We land at Tenerife, the most majestic of the Canary Islands, rent a car and head off into the night for our room in an isolated 9,000-foot volcanic crater. The road unfurls like a dream as we twist and turn along serpentine mountain roads that cut through majestic pine forests. At midnight, we make a sharp turn, then look down on an orange frappe moon.

Europeans, who landed in the 15th century, found tan-skinned, powerfully built people, blue- or gray-eyed, with blond hair flowing to their waists. These rangy islanders became known as Guanches -- guan (man) and che (white mountain), a reference to the snowcapped volcano looming ahead.

They have intrigued anthropologists because blond natives are a rarity. Some claim they are related to the Berbers of neighboring Morocco, who share the same physical characteristics when unmixed with the Arab majority. Isolated in their islands, the Guanches were prevented from mixing sexually with other races until the arrival of the Europeans.

Others link them to the Cro-Magnon types who inhabited Portugal around 8000 B.C. A few propose that the Canaries are the lofty volcanic peaks of mythical sunken Atlantis and that the Guanches are their descendants. Another theory has them descended from viking raiding parties.

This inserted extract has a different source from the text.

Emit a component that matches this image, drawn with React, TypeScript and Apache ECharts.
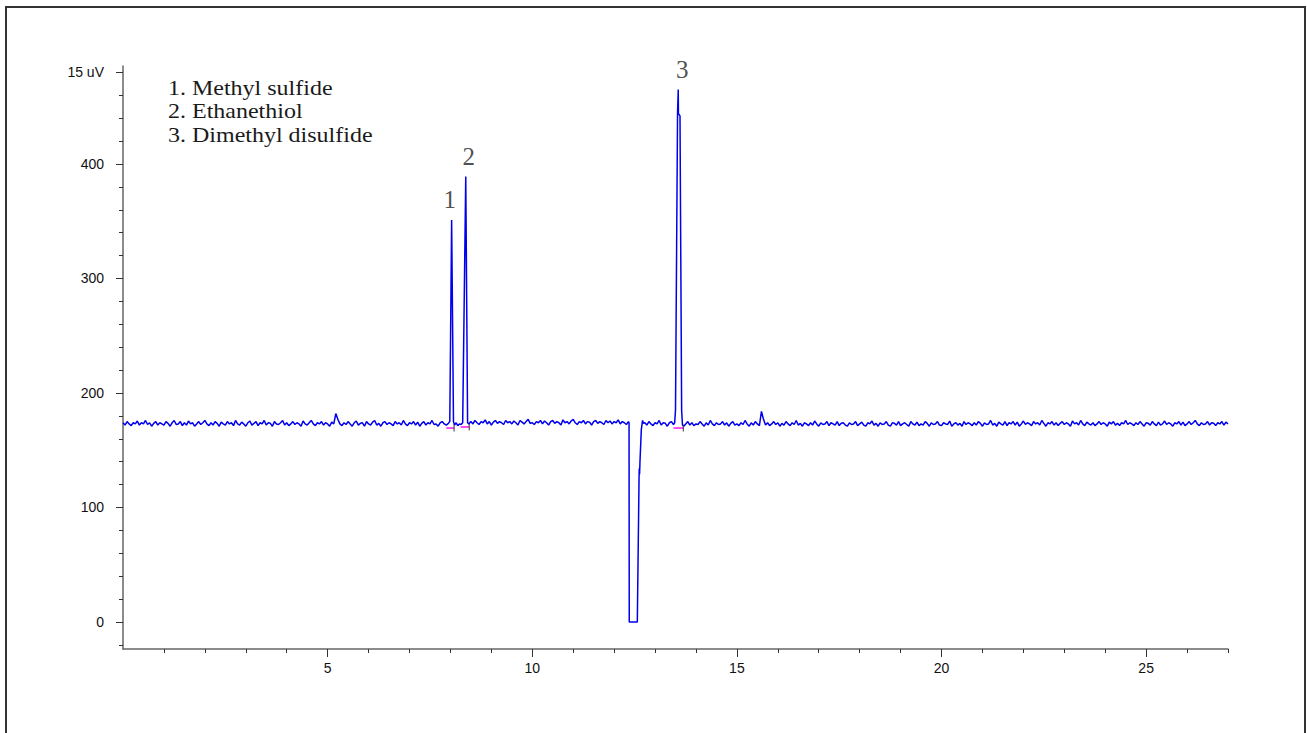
import { useEffect, useRef } from "react";
import * as echarts from "echarts";

// ---- data (minutes, µV-scale units) ----
const sampleStep = 0.05;

const baselineStartA = 0;
const baselineA = [
  174,172,175,173,171.5,174,173,175.5,172,174,173,176,172.5,174,171,173.5,175,172,174,173,
  172,175,173.5,171,174,176,172.5,173,175,171.5,174,172,175.5,173,174,171,173,175,172.5,174,
  176,173,171.5,174,172,175,173.5,171,174.5,173,172,175,173,174,171.5,176,173,172,174.5,173,
  171,174,175.5,172,173.5,175,171.5,174,173,176,172,174,173.5,171,175,173,172.5,174,176,172,
  174,171.5,173,175,172.5,174,173,171,175.5,173,172,174,176,173,171.5,174,173,175,172,174,
  173,171,174.5,173,182,177,173,171.5,174,172.5,175,173,171,174,175.5,172,173.5,174,171,175,
  173,172,174.5,176,172,173.5,171,174,175,172.5,174,173,171.5,175,173,174,172,176,173,171.5,
  174,173,175,172,174.5,171,173.5,175,172,174,173,176,172.5,173,171,174,175,173,172,
];

const peaks12Points: [number, number][] = [
  [7.95, 173.5], [7.985, 175], [8.03, 351], [8.075, 175], [8.1, 172], [8.14, 174],
  [8.18, 171.5], [8.22, 173], [8.26, 172.5], [8.3, 174], [8.375, 389], [8.42, 174], [8.45, 173],
];

const baselineStartB = 8.5;
const baselineB = [
  175,173,176,174,172.5,175,174,176.5,173,175,172,174.5,176,173.5,175,174,172.5,176,174,175,
  173,175.5,174,172,176,174.5,173,175,177,173.5,174,172.5,175,174,176,173,175.5,174,172,175,
  176,173.5,175,174,172,176.5,174,175,173,175.5,177,174,172.5,175,174,176,173,175,174.5,172,
  175,176,173.5,175,174,172.5,176,174,175.5,173,175,174,176.5,173,175,174,172.5,175,
];

const dipPoints: [number, number][] = [
  [12.365, 174], [12.37, 0], [12.567, 0], [12.61, 128], [12.615, 134], [12.622, 129],
  [12.632, 140], [12.665, 168], [12.695, 176], [12.72, 173.5],
];

const baselineStartC = 12.75;
const baselineC = [174,172,175,173,171.5,174,173,176,172,174,173.5,171,174,175,172.5];

const peak3Points: [number, number][] = [
  [13.48, 174], [13.5, 185], [13.55, 444], [13.567, 465], [13.572, 444], [13.61, 442],
  [13.65, 185], [13.67, 172],
];

const baselineStartD = 13.7;
const baselineD = [
  171,173,175,172,174,171.5,173,172.5,175,173,171,174,172,176,173,171.5,174,172.5,173,175,
  172,174,171,173.5,175,172,173,171.5,174,172.5,176,173,171,174,172,175,173,171.5,184,177,
  172,174,171.5,173,175,172.5,174,171,173.5,172,175,173,171.5,174,172.5,176,172,173.5,171,174,
  173,171.5,174,172,175.5,173,171,174,172.5,173,175,171.5,174,173,172,175,171.5,173.5,174,172,
  171,174,172.5,173,175,171.5,173,174.5,172,171,174,173,175.5,172,173.5,171,174,172.5,173,175,
  172,171,174,173.5,172,175,171.5,173,174,172.5,171,175,173,172,174.5,171.5,173,172,175,173.5,
  171,174,172.5,173,175,172,171.5,174,173,172.5,175.5,171,173,174,172,173.5,171,175,172.5,174,
  173,171.5,174,172,175,173.5,171,174,172.5,173,176,172,173.5,171,174.5,173,172,175,171.5,174,
  173,175,172,174.5,171,173,175.5,172.5,174,173,171.5,175,173,174,172,176,173.5,171,174,173,
  175,172,174,171.5,173.5,175,172.5,174,173,171,175.5,173,174,172,176,173,171.5,174.5,173,172,
  174,171.5,173,175,172.5,174,173,171,174.5,173,175,172,173.5,171.5,174,173,176,172.5,174,173,
  171.5,174,172.5,175,173,171,174,173.5,172,175,173,171.5,174.5,172,173,175.5,172.5,174,173,171,
  174,173,175,172,174.5,171.5,173,175,172.5,174,176,173,171.5,174,172.5,173,175,172,174,173.5,
  171.5,174,173,175,172,174.5,173,
];

const integrationStarts = [7.9, 8.25, 13.45];
const integrationEnds = [8.09, 8.46, 13.69];
const integrationLevels = [169.4, 170.3, 169.4];

const peakNames = ["1", "2", "3"];
const peakTimes = [8.03, 8.375, 13.567];
const peakHeights = [351, 389, 465];

const legendLines = ["1. Methyl sulfide", "2. Ethanethiol", "3. Dimethyl disulfide"];

const xMajorTicks = [5, 10, 15, 20, 25];
const xMinorTicks = [1, 2, 3, 4, 6, 7, 8, 9, 11, 12, 13, 14, 16, 17, 18, 19, 21, 22, 23, 24, 26, 27];
const yMajorTicks = [0, 100, 200, 300, 400, 480];
const yMinorTicks = [-20, 20, 40, 60, 80, 120, 140, 160, 180, 220, 240, 260, 280, 320, 340, 360, 380, 420, 440, 460];
const yTopLabel = "15 uV";

const X_MIN = 0;
const X_MAX = 27;
const Y_MIN = -23.6;
const Y_MAX = 485.6;

function segment(start: number, values: number[]): [number, number][] {
  return values.map((v, i) => [Number((start + i * sampleStep).toFixed(3)), v]);
}

export default function App() {
  const ref = useRef<HTMLDivElement>(null);

  useEffect(() => {
    document.body.style.margin = "0";
    if (!ref.current) return;
    const chart = echarts.init(ref.current, undefined, { renderer: "svg" });

    const signal: [number, number][] = [
      ...segment(baselineStartA, baselineA),
      ...peaks12Points,
      ...segment(baselineStartB, baselineB),
      ...dipPoints,
      ...segment(baselineStartC, baselineC),
      ...peak3Points,
      ...segment(baselineStartD, baselineD),
    ];

    const integrationSeries = integrationStarts.map((s, i) => ({
      type: "line",
      xAxisIndex: 0,
      yAxisIndex: 0,
      showSymbol: false,
      silent: true,
      z: 3,
      lineStyle: { color: "#ff22ee", width: 1.6 },
      data: [
        [s, integrationLevels[i]],
        [integrationEnds[i], integrationLevels[i]],
      ],
    }));
    const endMarkSeries = integrationEnds.map((e, i) => ({
      type: "line",
      xAxisIndex: 0,
      yAxisIndex: 0,
      showSymbol: false,
      silent: true,
      z: 4,
      lineStyle: { color: "#333", width: 1 },
      data: [
        [e, integrationLevels[i] - 3],
        [e, integrationLevels[i] + 3],
      ],
    }));

    const labelOffsets = [[-2, 0], [3, 0], [4, 0]];

    const axisColor = "#666";
    const tickColor = "#333";
    const sansFont = "Liberation Sans, Arial, sans-serif";
    const serifFont = "Liberation Serif, Times New Roman, serif";

    chart.setOption({
      animation: false,
      backgroundColor: "#fff",
      grid: { left: 123, right: 79, top: 66, bottom: 84, containLabel: false },
      xAxis: [
        {
          type: "value",
          min: X_MIN,
          max: X_MAX,
          position: "bottom",
          axisLine: { show: true, onZero: false, lineStyle: { color: axisColor, width: 1.5 } },
          axisTick: { show: true, customValues: xMinorTicks, length: 4, lineStyle: { color: tickColor } },
          axisLabel: { show: false },
          splitLine: { show: false },
        },
        {
          type: "value",
          min: X_MIN,
          max: X_MAX,
          position: "bottom",
          axisLine: { show: false, onZero: false },
          axisTick: { show: true, customValues: xMajorTicks, length: 8, lineStyle: { color: tickColor } },
          axisLabel: {
            customValues: xMajorTicks,
            fontSize: 14,
            color: "#111",
            margin: 12,
            fontFamily: sansFont,
          },
          splitLine: { show: false },
        },
      ],
      yAxis: [
        {
          type: "value",
          min: Y_MIN,
          max: Y_MAX,
          position: "left",
          axisLine: { show: true, onZero: false, lineStyle: { color: axisColor, width: 1.5 } },
          axisTick: { show: true, customValues: yMinorTicks, length: 4, lineStyle: { color: tickColor } },
          axisLabel: { show: false },
          splitLine: { show: false },
        },
        {
          type: "value",
          min: Y_MIN,
          max: Y_MAX,
          position: "left",
          axisLine: { show: false, onZero: false },
          axisTick: { show: true, customValues: yMajorTicks, length: 7, lineStyle: { color: tickColor } },
          axisLabel: {
            customValues: yMajorTicks,
            fontSize: 14,
            color: "#111",
            margin: 19,
            fontFamily: sansFont,
            formatter: (v: number) => (v === 480 ? yTopLabel : String(v)),
          },
          splitLine: { show: false },
        },
      ],
      series: [
        {
          type: "line",
          xAxisIndex: 0,
          yAxisIndex: 0,
          showSymbol: false,
          silent: true,
          z: 2,
          lineStyle: { color: "#0000ee", width: 1.5 },
          data: signal,
        },
        ...integrationSeries,
        ...endMarkSeries,
        {
          type: "scatter",
          xAxisIndex: 0,
          yAxisIndex: 0,
          symbolSize: 0,
          silent: true,
          data: peakNames.map((n, i) => ({
            name: n,
            value: [peakTimes[i], peakHeights[i]],
            label: { offset: labelOffsets[i] },
          })),
          label: {
            show: true,
            position: "top",
            distance: 8,
            formatter: (p: any) => p.name,
            fontFamily: serifFont,
            fontSize: 25,
            color: "#222",
          },
        },
      ],
      graphic: [
        {
          type: "rect",
          shape: { x: 6, y: 7, width: 1299, height: 740 },
          style: { fill: "none", stroke: "#333", lineWidth: 2 },
          silent: true,
        },
        ...legendLines.map((t, i) => ({
          type: "text",
          x: 168,
          y: 88 + i * 23.5,
          scaleX: 1.2,
          style: {
            text: t,
            fontFamily: serifFont,
            fontSize: 20,
            fill: "#1a1a1a",
            verticalAlign: "middle",
          },
          silent: true,
        })),
      ],
    });

    return () => chart.dispose();
  }, []);

  return <div ref={ref} style={{ width: 1307, height: 733 }} />;
}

The Guanches (pronounced go-wan-chays) fought fiercely with primitive weapons, lances, rocks and an itenique, a stone wrapped in animal hide and wielded like a mace. The term Guanche came to be used for all of the people of the seven Canary Islands, although not all fit the description of those encountered on Tenerife.

Rabbits race across our headlight beams. At last, in a silent lunar landscape, we sight our destination, the parador in Las Canadas, the world's largest crater with a mountain rising from its center. Above it soars snowcapped, 12,500-foot Mount Teide.

On Tenerife, the Guanches worshipped a god called Achaman, associated with the sun that they called Magec. They held that Hades was in this caldera, ruled over by the god of evil, Guayota.

Above, glittering Orion hunts in diamond brilliance, and the Big Dipper is hanging upside down. The heavens appear close enough to touch. We leave the cool night air, awake the night porter and fall into bed.

When we awake, we're surrounded by 170,000 years of geological fantasy. Above us is snowcapped Mount Teide, a tan cinder cone with serrated black volcanic flanks that towers over the national park and dwarfs our hotel, the Parador de Teide, which is run by the Spanish government.